As to not being able to show, I've never heard of that in the UK, and cant imagine how that would work. No show secretary has the time to check up on every dog entered to see if there is any restrictions. To me, that kind of restriction would seem unworkable.
Interesting. Sounds a bit like our outcrossing rules, only different. As I remember the rules, outcrossing can only be done with the KC's permission, in order to try to reduce health problems, as in the case of the "Low uric acid Dalmatians." These were Dalmatians X Pointers. Many Dalmatians have a uric acid problems, the acid forming crystals in the bladder. Pointers don't have that problem, but have a similar appearance and temperament, so outcrossing would not materially affect the Dalmatian. The resultant pups would have an Asterix (*) after their name. Mating these first generation dogs back to pedigree Dalmatians would retain the Asterix, but mating the second generation dogs back to a pedigree Dalmatian and a breed specialist signing to say they appear true to type they lose the Asterix and are then considered pedigree again. Obviously this is not the same, but to my knowledge is the only reason for a dog not to be allowed to show in the UK. Simply the fact that it is considered a cross for the first two generations.

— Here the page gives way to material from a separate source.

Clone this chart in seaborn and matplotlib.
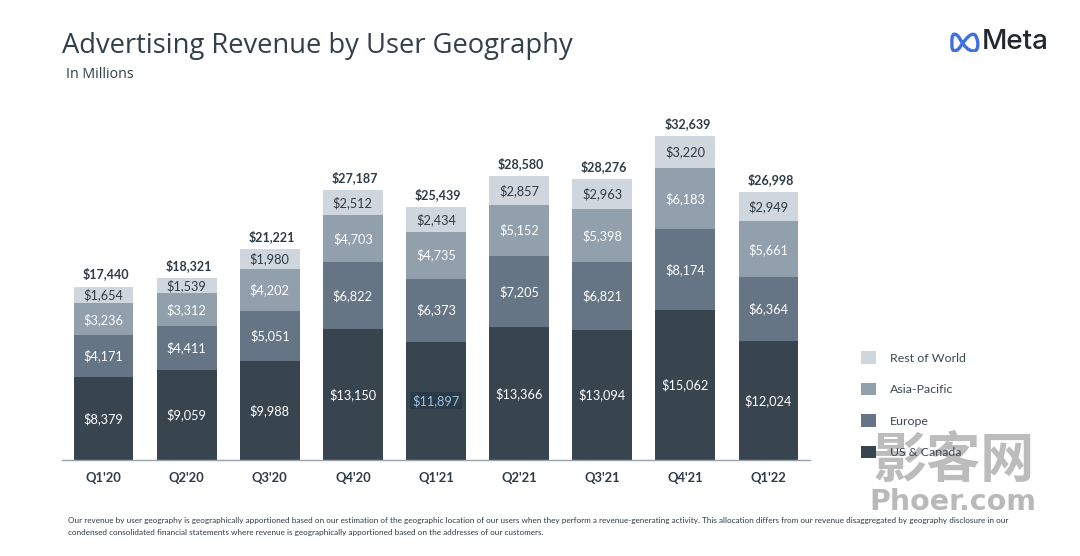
import numpy as np
import pandas as pd
import matplotlib
matplotlib.use("Agg")
import matplotlib.pyplot as plt
from matplotlib.path import Path
from matplotlib.patches import PathPatch
import seaborn as sns

quarters = ["Q1'20", "Q2'20", "Q3'20", "Q4'20", "Q1'21", "Q2'21", "Q3'21", "Q4'21", "Q1'22"]
us_canada = [8379, 9059, 9988, 13150, 11897, 13366, 13094, 15062, 12024]
europe = [4171, 4411, 5051, 6822, 6373, 7205, 6821, 8174, 6364]
asia_pacific = [3236, 3312, 4202, 4703, 4735, 5152, 5398, 6183, 5661]
rest_of_world = [1654, 1539, 1980, 2512, 2434, 2857, 2963, 3220, 2949]
totals = [17440, 18321, 21221, 27187, 25439, 28580, 28276, 32639, 26998]

series_names = ["US & Canada", "Europe", "Asia-Pacific", "Rest of World"]
series_values = [us_canada, europe, asia_pacific, rest_of_world]
series_colors = ["#38454f", "#667585", "#929fad", "#d0d6de"]
label_colors = ["white", "white", "white", "#2f3b47"]

footnote_1 = ("Our revenue by user geography is geographically apportioned based on our estimation of the geographic "
              "location of our users when they perform a revenue-generating activity. This allocation differs from "
              "our revenue disaggregated by geography disclosure in our")
footnote_2 = ("condensed consolidated financial statements where revenue is geographically apportioned "
              "based on the addresses of our customers.")

W, H = 1080, 556
sns.set_theme(style="white")
plt.rcParams["font.family"] = ["Lato", "DejaVu Sans"]
text_col = "#2f3b47"

fig = plt.figure(figsize=(W / 100, H / 100), dpi=100, facecolor="white")
ax = fig.add_axes([62 / W, 1 - 460 / H, 748 / W, 360 / H])

df = pd.DataFrame({"quarter": quarters})
bottom = np.zeros(len(quarters))
for name, vals, col, lab_col in zip(series_names, series_values, series_colors, label_colors):
    df["value"] = vals
    sns.barplot(data=df, x="quarter", y="value", bottom=bottom, color=col, width=0.72,
                saturation=1, label=name, ax=ax, linewidth=0, errorbar=None)
    for i, v in enumerate(vals):
        if name == "US & Canada" and quarters[i] == "Q1'21":
            # this one label is highlighted in the source slide
            kw = dict(color="#9cc0dc", bbox=dict(facecolor="#2b3a48", edgecolor="none", pad=1.5))
        else:
            kw = dict(color=lab_col)
        ax.text(i, bottom[i] + v / 2, f"${v:,}", ha="center", va="center", fontsize=9.2, **kw)
    bottom = bottom + np.array(vals)

for i, t in enumerate(totals):
    ax.annotate(f"${t:,}", (i, bottom[i]), xytext=(1.5, 4.5), textcoords="offset points", ha="center", va="bottom",
                fontsize=9, fontweight="bold", color=text_col)

ax.set_xlim(-0.5, 8.5)
ax.set_ylim(0, 36250)
ax.set_xlabel("")
ax.set_ylabel("")
ax.set_yticks([])
sns.despine(ax=ax, left=True)
ax.spines["bottom"].set_color("#9aa3ad")
ax.spines["bottom"].set_linewidth(1)
ax.tick_params(axis="x", length=0, pad=9, labelsize=9.4, labelcolor=text_col)
for lab in ax.get_xticklabels():
    lab.set_fontweight("bold")
ax.legend().remove()

# legend, top down
handles, labels = ax.get_legend_handles_labels()
fig.legend(handles[::-1], labels[::-1], loc="upper left", bbox_to_anchor=(861 / W, 1 - 351 / H), frameon=False,
           fontsize=8.9, labelcolor="#3b4855", handlelength=1.21, handleheight=1.21, handletextpad=1.13,
           labelspacing=1.52, borderpad=0, borderaxespad=0)

fig.text(62 / W, 1 - 46 / H, "Advertising Revenue by User Geography", family=["Open Sans", "DejaVu Sans"],
         fontsize=19.7, color="#333f4b", va="center")
fig.text(66 / W, 1 - 75 / H, "In Millions", family=["Open Sans", "DejaVu Sans"], fontsize=10.2, color=text_col, va="center")

fig.text(68 / W, 1 - 520 / H, footnote_1, fontsize=5.9, color=text_col, va="center")
fig.text(68 / W, 1 - 533 / H, footnote_2, fontsize=5.9, color=text_col, va="center")

# Meta logo
fig.text(982 / W, 1 - 42 / H, "Meta", fontsize=20, fontweight="medium", color="#22282e", va="center",
         family=["Inter", "DejaVu Sans"])
logo = fig.add_axes([948 / W, 1 - 52 / H, 32 / W, 20 / H])
logo.axis("off")
logo.set_xlim(0, 32)
logo.set_ylim(0, 20)
codes = [Path.MOVETO] + [Path.CURVE4] * 12
verts = [(4, 9), (3, 20), (8, 20), (12, 13), (16, 6), (20, 1), (26, 1), (31, 1), (31, 12), (27, 17),
         (23, 20), (18, 13), (14, 8)]
logo.add_patch(PathPatch(Path(verts, codes), fill=False, edgecolor="#3f6fe0", linewidth=2.4))
codes2 = [Path.MOVETO] + [Path.CURVE4] * 3
logo.add_patch(PathPatch(Path([(4, 9), (3, -2), (9, -1), (14, 8)], codes2), fill=False, edgecolor="#3f6fe0", linewidth=2.4))

# watermark over the legend corner
fig.text(954 / W, 1 - 462 / H, "影客网", family=["Noto Sans CJK SC", "DejaVu Sans"], fontsize=39, fontweight="bold",
         color="#b5b5b5", alpha=0.9, ha="center", va="center")
fig.text(953 / W, 1 - 502 / H, "Phoer.com", family=["DejaVu Sans"], fontsize=20.5, fontweight="bold",
         color="#b5b5b5", alpha=0.95, ha="center", va="center")

fig.savefig("out.png", dpi=100)
plt.close(fig)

In the US there’s also multiple registries and different registries have different shows. It’s very complicated as I’m learning having joined an online group on FB for handling and showing. AKC, UKC for starters.
Yes, it is difficult to buy a US dog (puppy) due to registration issues knowing that I want to start my breeding program. I'd rather use a stud service, rather than buying a puppy from UK, RU, or UKR still in development in regards to HD, ED, etc.